One and a half milligrams a day, Klonopin, Boulder, Colorado, early October 2005:

You know those dreams in which you're back in high school and will never, ever graduate, no matter how many classes you take, and your despair when you realize your predicament? These are like that, only worse—seven years later I still have them, the dreams in which I, for whatever reason, am permanently stuck on the last milligram of benzodiazepine. Usually I'm with friends at the cliffs or in some public place—a rock gym, movie theater, or restaurant—when the hour comes for a pill. I take out the orange bottle, uncap it, and shake out an Ativan. “But didn't you quit, Matt?” someone will ask, to which I'll reply, “I did—well, almost. Okay, I tried, all but for this last milligram. It has been impossible to stop.” And then I add: “The doctors say I need to be on it for the rest of my life.”

I swallow the pill and the panic starts, percolating upward through my consciousness. Until I wake up thrashing in the sheets.
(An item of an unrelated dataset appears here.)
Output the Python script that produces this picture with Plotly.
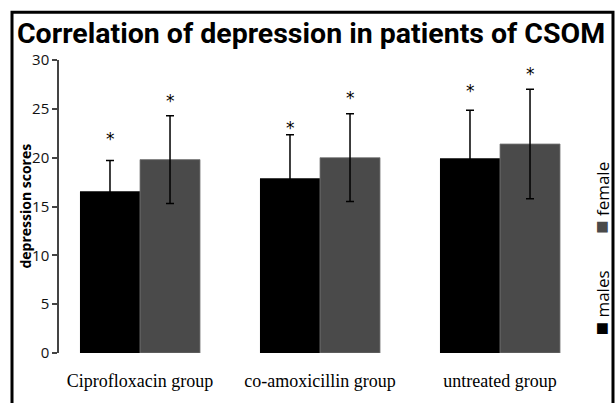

The seed for these nightmares is sown at the Mapleton Center where, locked on the ward for the second time in my life, they triple my Klonopin dose, moving the goalposts nearly off the field. This will be done against my will to “stabilize” me. This second time it's not a voluntary committal but instead a seventy-two-hour mental-health hold. I
will
take my meds or else. My mother has brought me to the emergency room. We wait together on black Naugahyde chairs in the lobby, me red-eyed and sniffling, until an intake coordinator leads me away to a hospital bed and starts recording my history. I can recite the story by rote, even in this zombie whisper. I'm like a lump of jelly, answering her questions through copious tears, passive and balled up on myself, cradling my belly like it's a colicky baby. No, I tell her, I don't have insurance. No, I tell her, I don't abuse drugs; I just take the ones that have been prescribed to me. Yes, I tell her, I have stopped drinking. No, I tell her, I have not slept in six nights. At all. Six nights. It is driving me batshit bonkers. Six nights. From here it will be a two-minute ambulance ride, lashed Hannibal Lecter–like to a gurney, to the Mapleton Center. Because I've shown suicidal tendencies I'm strapped in just like that. How humiliating, to be wheeled around like some freak. I will sob in the ambulance, and one of the EMTs, a girl really, pretty with deep-blue raccoon eye shadow, will tell me that she was in the suicide gurney herself only a few years earlier and that she wants me to hang on. She calls suicide a permanent solution to a temporary problem, and adds that she's glad she didn't succeed because life got better.